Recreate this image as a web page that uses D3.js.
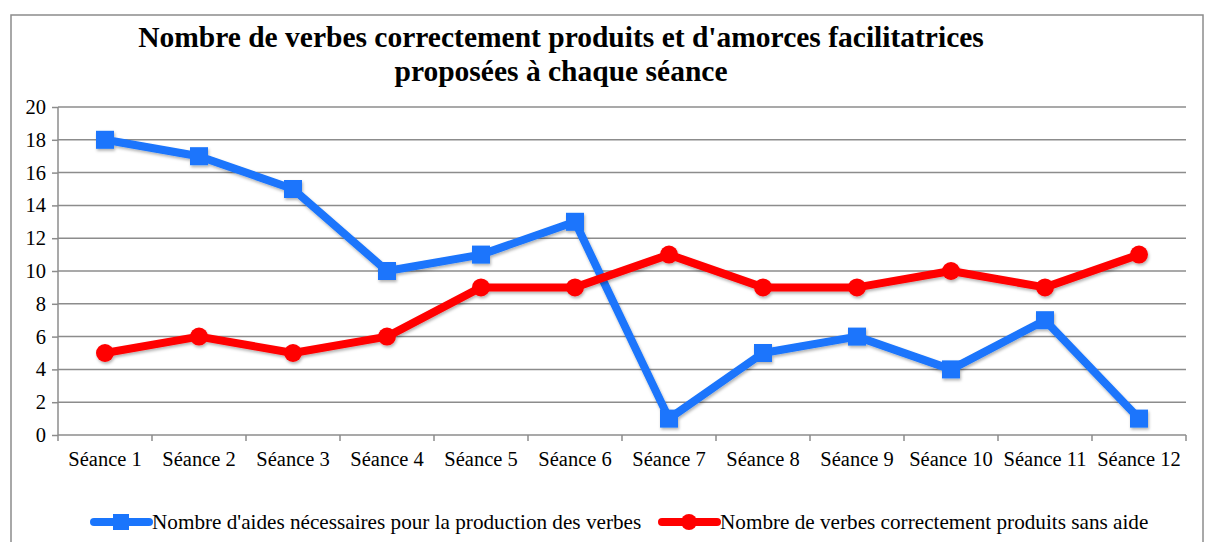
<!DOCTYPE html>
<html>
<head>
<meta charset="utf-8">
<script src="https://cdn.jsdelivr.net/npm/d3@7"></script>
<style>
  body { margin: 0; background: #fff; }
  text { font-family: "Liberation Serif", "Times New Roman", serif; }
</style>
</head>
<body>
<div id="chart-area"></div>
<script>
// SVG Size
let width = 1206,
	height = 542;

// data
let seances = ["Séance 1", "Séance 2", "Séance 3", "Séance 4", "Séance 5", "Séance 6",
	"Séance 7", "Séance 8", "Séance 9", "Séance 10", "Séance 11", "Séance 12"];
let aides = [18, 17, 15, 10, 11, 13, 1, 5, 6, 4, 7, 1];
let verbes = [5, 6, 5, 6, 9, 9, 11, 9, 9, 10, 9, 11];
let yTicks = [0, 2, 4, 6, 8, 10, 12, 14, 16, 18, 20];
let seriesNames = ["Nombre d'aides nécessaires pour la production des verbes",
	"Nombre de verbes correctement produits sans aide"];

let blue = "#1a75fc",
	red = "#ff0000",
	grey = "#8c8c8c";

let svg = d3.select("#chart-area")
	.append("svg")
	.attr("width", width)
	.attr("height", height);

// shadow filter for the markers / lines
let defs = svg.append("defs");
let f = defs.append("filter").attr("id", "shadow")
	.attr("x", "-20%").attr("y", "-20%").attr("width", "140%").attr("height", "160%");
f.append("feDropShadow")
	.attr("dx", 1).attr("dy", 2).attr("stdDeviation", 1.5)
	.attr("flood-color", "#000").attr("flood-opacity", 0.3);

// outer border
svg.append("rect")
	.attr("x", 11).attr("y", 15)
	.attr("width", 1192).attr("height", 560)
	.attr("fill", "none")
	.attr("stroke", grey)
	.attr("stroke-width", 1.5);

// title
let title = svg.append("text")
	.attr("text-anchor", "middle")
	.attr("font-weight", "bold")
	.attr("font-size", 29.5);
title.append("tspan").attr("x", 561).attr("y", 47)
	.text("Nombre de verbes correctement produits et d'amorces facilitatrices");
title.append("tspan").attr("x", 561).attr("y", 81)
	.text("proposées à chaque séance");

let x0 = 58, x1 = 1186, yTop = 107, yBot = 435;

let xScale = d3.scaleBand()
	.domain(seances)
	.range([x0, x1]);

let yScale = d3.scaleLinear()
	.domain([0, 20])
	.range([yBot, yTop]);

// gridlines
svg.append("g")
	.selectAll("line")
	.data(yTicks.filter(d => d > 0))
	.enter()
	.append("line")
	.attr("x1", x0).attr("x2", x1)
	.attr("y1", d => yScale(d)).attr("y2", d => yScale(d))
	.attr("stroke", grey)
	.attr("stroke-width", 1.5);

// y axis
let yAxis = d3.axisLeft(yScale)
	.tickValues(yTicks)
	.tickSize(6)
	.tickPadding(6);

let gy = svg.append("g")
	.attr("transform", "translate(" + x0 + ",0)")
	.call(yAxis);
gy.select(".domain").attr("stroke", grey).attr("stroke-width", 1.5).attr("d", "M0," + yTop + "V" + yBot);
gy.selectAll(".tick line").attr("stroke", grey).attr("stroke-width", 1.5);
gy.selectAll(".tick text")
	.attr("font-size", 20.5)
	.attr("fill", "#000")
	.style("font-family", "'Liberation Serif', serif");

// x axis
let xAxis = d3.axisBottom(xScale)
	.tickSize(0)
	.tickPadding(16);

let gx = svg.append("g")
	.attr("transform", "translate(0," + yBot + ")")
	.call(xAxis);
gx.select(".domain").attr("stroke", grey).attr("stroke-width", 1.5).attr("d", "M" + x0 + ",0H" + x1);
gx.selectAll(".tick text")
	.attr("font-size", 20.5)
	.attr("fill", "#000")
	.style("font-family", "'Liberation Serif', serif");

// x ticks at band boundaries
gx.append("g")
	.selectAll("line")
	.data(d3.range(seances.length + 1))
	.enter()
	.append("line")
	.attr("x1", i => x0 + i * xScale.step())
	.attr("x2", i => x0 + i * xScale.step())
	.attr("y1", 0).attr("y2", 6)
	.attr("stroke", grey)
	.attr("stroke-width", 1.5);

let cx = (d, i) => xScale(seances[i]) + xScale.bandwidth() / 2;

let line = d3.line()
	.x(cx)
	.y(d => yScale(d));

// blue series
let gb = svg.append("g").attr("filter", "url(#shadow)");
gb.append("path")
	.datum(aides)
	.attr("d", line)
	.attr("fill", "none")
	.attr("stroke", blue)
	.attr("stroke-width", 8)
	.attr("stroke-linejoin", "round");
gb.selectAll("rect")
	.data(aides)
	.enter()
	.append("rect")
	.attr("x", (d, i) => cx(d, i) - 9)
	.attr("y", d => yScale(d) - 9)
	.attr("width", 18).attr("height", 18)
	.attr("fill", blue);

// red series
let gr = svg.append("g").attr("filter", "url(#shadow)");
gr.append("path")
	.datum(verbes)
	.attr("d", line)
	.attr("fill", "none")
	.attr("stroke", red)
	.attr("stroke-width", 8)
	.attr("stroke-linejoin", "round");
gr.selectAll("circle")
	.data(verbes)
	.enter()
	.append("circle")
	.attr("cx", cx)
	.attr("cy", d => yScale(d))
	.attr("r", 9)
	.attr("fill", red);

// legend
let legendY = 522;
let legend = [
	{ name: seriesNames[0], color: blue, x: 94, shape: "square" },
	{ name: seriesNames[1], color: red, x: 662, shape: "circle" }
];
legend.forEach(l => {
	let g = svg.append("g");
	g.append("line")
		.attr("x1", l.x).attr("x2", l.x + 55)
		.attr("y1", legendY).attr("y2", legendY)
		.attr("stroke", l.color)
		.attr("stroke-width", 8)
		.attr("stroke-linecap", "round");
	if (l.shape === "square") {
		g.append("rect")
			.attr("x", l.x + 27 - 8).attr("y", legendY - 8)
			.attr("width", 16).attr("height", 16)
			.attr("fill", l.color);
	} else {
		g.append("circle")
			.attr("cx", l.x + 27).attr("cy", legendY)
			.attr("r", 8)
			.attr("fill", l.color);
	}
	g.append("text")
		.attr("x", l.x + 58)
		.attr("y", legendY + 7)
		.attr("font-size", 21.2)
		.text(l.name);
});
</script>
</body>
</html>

....

Short problem
Omit the pictures and give the material again, exactly and in full.

Written answer
Recreate this image as a web page that uses D3.js.
<!DOCTYPE html>
<html>
<head>
<meta charset="utf-8">
<script src="https://cdn.jsdelivr.net/npm/d3@7"></script>
<style>
  body { margin: 0; background: #fff; }
  text { font-family: "Liberation Serif", "Times New Roman", serif; }
</style>
</head>
<body>
<div id="chart-area"></div>
<script>
// SVG Size
let width = 1206,
	height = 542;

// data
let seances = ["Séance 1", "Séance 2", "Séance 3", "Séance 4", "Séance 5", "Séance 6",
	"Séance 7", "Séance 8", "Séance 9", "Séance 10", "Séance 11", "Séance 12"];
let aides = [18, 17, 15, 10, 11, 13, 1, 5, 6, 4, 7, 1];
let verbes = [5, 6, 5, 6, 9, 9, 11, 9, 9, 10, 9, 11];
let yTicks = [0, 2, 4, 6, 8, 10, 12, 14, 16, 18, 20];
let seriesNames = ["Nombre d'aides nécessaires pour la production des verbes",
	"Nombre de verbes correctement produits sans aide"];

let blue = "#1a75fc",
	red = "#ff0000",
	grey = "#8c8c8c";

let svg = d3.select("#chart-area")
	.append("svg")
	.attr("width", width)
	.attr("height", height);

// shadow filter for the markers / lines
let defs = svg.append("defs");
let f = defs.append("filter").attr("id", "shadow")
	.attr("x", "-20%").attr("y", "-20%").attr("width", "140%").attr("height", "160%");
f.append("feDropShadow")
	.attr("dx", 1).attr("dy", 2).attr("stdDeviation", 1.5)
	.attr("flood-color", "#000").attr("flood-opacity", 0.3);

// outer border
svg.append("rect")
	.attr("x", 11).attr("y", 15)
	.attr("width", 1192).attr("height", 560)
	.attr("fill", "none")
	.attr("stroke", grey)
	.attr("stroke-width", 1.5);

// title
let title = svg.append("text")
	.attr("text-anchor", "middle")
	.attr("font-weight", "bold")
	.attr("font-size", 29.5);
title.append("tspan").attr("x", 561).attr("y", 47)
	.text("Nombre de verbes correctement produits et d'amorces facilitatrices");
title.append("tspan").attr("x", 561).attr("y", 81)
	.text("proposées à chaque séance");

let x0 = 58, x1 = 1186, yTop = 107, yBot = 435;

let xScale = d3.scaleBand()
	.domain(seances)
	.range([x0, x1]);

let yScale = d3.scaleLinear()
	.domain([0, 20])
	.range([yBot, yTop]);

// gridlines
svg.append("g")
	.selectAll("line")
	.data(yTicks.filter(d => d > 0))
	.enter()
	.append("line")
	.attr("x1", x0).attr("x2", x1)
	.attr("y1", d => yScale(d)).attr("y2", d => yScale(d))
	.attr("stroke", grey)
	.attr("stroke-width", 1.5);

// y axis
let yAxis = d3.axisLeft(yScale)
	.tickValues(yTicks)
	.tickSize(6)
	.tickPadding(6);

let gy = svg.append("g")
	.attr("transform", "translate(" + x0 + ",0)")
	.call(yAxis);
gy.select(".domain").attr("stroke", grey).attr("stroke-width", 1.5).attr("d", "M0," + yTop + "V" + yBot);
gy.selectAll(".tick line").attr("stroke", grey).attr("stroke-width", 1.5);
gy.selectAll(".tick text")
	.attr("font-size", 20.5)
	.attr("fill", "#000")
	.style("font-family", "'Liberation Serif', serif");

// x axis
let xAxis = d3.axisBottom(xScale)
	.tickSize(0)
	.tickPadding(16);

let gx = svg.append("g")
	.attr("transform", "translate(0," + yBot + ")")
	.call(xAxis);
gx.select(".domain").attr("stroke", grey).attr("stroke-width", 1.5).attr("d", "M" + x0 + ",0H" + x1);
gx.selectAll(".tick text")
	.attr("font-size", 20.5)
	.attr("fill", "#000")
	.style("font-family", "'Liberation Serif', serif");

// x ticks at band boundaries
gx.append("g")
	.selectAll("line")
	.data(d3.range(seances.length + 1))
	.enter()
	.append("line")
	.attr("x1", i => x0 + i * xScale.step())
	.attr("x2", i => x0 + i * xScale.step())
	.attr("y1", 0).attr("y2", 6)
	.attr("stroke", grey)
	.attr("stroke-width", 1.5);

let cx = (d, i) => xScale(seances[i]) + xScale.bandwidth() / 2;

let line = d3.line()
	.x(cx)
	.y(d => yScale(d));

// blue series
let gb = svg.append("g").attr("filter", "url(#shadow)");
gb.append("path")
	.datum(aides)
	.attr("d", line)
	.attr("fill", "none")
	.attr("stroke", blue)
	.attr("stroke-width", 8)
	.attr("stroke-linejoin", "round");
gb.selectAll("rect")
	.data(aides)
	.enter()
	.append("rect")
	.attr("x", (d, i) => cx(d, i) - 9)
	.attr("y", d => yScale(d) - 9)
	.attr("width", 18).attr("height", 18)
	.attr("fill", blue);

// red series
let gr = svg.append("g").attr("filter", "url(#shadow)");
gr.append("path")
	.datum(verbes)
	.attr("d", line)
	.attr("fill", "none")
	.attr("stroke", red)
	.attr("stroke-width", 8)
	.attr("stroke-linejoin", "round");
gr.selectAll("circle")
	.data(verbes)
	.enter()
	.append("circle")
	.attr("cx", cx)
	.attr("cy", d => yScale(d))
	.attr("r", 9)
	.attr("fill", red);

// legend
let legendY = 522;
let legend = [
	{ name: seriesNames[0], color: blue, x: 94, shape: "square" },
	{ name: seriesNames[1], color: red, x: 662, shape: "circle" }
];
legend.forEach(l => {
	let g = svg.append("g");
	g.append("line")
		.attr("x1", l.x).attr("x2", l.x + 55)
		.attr("y1", legendY).attr("y2", legendY)
		.attr("stroke", l.color)
		.attr("stroke-width", 8)
		.attr("stroke-linecap", "round");
	if (l.shape === "square") {
		g.append("rect")
			.attr("x", l.x + 27 - 8).attr("y", legendY - 8)
			.attr("width", 16).attr("height", 16)
			.attr("fill", l.color);
	} else {
		g.append("circle")
			.attr("cx", l.x + 27).attr("cy", legendY)
			.attr("r", 8)
			.attr("fill", l.color);
	}
	g.append("text")
		.attr("x", l.x + 58)
		.attr("y", legendY + 7)
		.attr("font-size", 21.2)
		.text(l.name);
});
</script>
</body>
</html>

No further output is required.